MATERIALS PROVIDED ▸
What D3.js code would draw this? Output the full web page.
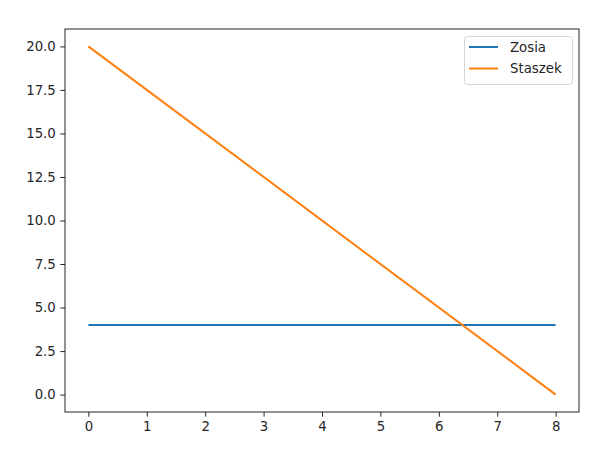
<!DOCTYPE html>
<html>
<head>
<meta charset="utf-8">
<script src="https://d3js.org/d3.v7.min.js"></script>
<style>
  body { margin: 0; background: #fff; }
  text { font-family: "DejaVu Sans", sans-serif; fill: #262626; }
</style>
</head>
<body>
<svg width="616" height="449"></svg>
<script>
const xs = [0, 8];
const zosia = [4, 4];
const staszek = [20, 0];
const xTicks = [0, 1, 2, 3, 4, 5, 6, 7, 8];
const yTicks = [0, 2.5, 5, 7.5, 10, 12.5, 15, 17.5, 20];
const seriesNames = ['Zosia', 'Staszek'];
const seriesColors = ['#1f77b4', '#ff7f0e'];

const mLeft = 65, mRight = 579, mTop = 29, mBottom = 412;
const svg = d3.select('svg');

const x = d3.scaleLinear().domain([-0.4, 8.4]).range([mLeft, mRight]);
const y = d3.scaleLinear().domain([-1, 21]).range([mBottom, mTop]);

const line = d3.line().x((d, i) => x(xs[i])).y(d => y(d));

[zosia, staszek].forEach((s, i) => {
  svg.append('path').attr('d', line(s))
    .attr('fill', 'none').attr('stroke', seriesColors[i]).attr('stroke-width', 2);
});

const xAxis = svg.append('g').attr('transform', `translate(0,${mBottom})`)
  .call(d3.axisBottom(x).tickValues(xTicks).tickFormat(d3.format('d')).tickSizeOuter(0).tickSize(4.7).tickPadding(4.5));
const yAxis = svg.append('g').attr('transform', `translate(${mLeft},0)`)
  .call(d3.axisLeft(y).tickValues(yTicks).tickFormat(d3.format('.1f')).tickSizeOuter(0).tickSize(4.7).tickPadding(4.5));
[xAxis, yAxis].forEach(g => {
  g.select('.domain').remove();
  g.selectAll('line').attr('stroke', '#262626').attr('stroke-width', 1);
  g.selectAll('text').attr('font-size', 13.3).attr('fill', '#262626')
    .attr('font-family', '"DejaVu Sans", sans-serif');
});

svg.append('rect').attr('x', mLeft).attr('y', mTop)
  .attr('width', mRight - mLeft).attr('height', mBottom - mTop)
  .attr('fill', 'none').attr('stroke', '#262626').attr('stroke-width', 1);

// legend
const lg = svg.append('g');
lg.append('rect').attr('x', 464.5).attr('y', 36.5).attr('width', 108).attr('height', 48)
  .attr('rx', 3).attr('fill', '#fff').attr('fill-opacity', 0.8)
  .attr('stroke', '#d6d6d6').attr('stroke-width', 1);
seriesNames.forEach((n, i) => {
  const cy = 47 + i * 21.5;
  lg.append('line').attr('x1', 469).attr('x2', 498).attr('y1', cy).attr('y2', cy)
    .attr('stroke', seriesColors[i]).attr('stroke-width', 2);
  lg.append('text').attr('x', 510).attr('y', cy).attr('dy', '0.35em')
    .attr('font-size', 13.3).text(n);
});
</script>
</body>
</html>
--
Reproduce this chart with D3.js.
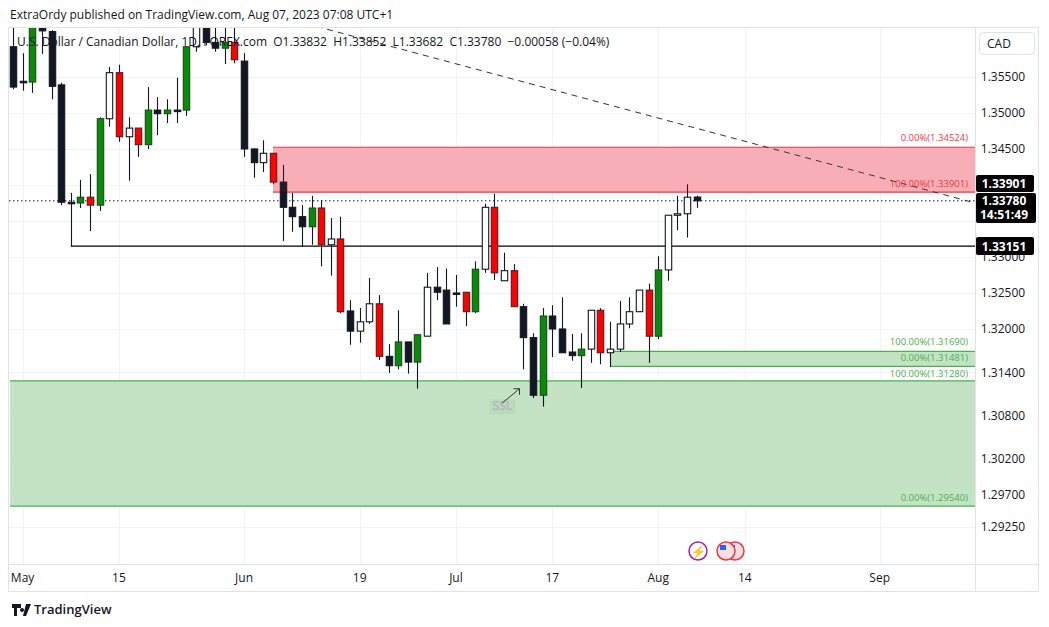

GIVEN INSTRUCTION ▸ Give again, word for word, only the lines starting at the line with "What D3.js code" and ending at the line with "const svg = d3.select('svg');", keeping both end lines; pictures stay out.

FULL SOLUTION ▸
What D3.js code would draw this? Output the full web page.
<!DOCTYPE html>
<html>
<head>
<meta charset="utf-8">
<script src="https://d3js.org/d3.v7.min.js"></script>
<style>
  body { margin: 0; background: #fff; }
  text { font-family: "DejaVu Sans", sans-serif; fill: #262626; }
</style>
</head>
<body>
<svg width="616" height="449"></svg>
<script>
const xs = [0, 8];
const zosia = [4, 4];
const staszek = [20, 0];
const xTicks = [0, 1, 2, 3, 4, 5, 6, 7, 8];
const yTicks = [0, 2.5, 5, 7.5, 10, 12.5, 15, 17.5, 20];
const seriesNames = ['Zosia', 'Staszek'];
const seriesColors = ['#1f77b4', '#ff7f0e'];

const mLeft = 65, mRight = 579, mTop = 29, mBottom = 412;
const svg = d3.select('svg');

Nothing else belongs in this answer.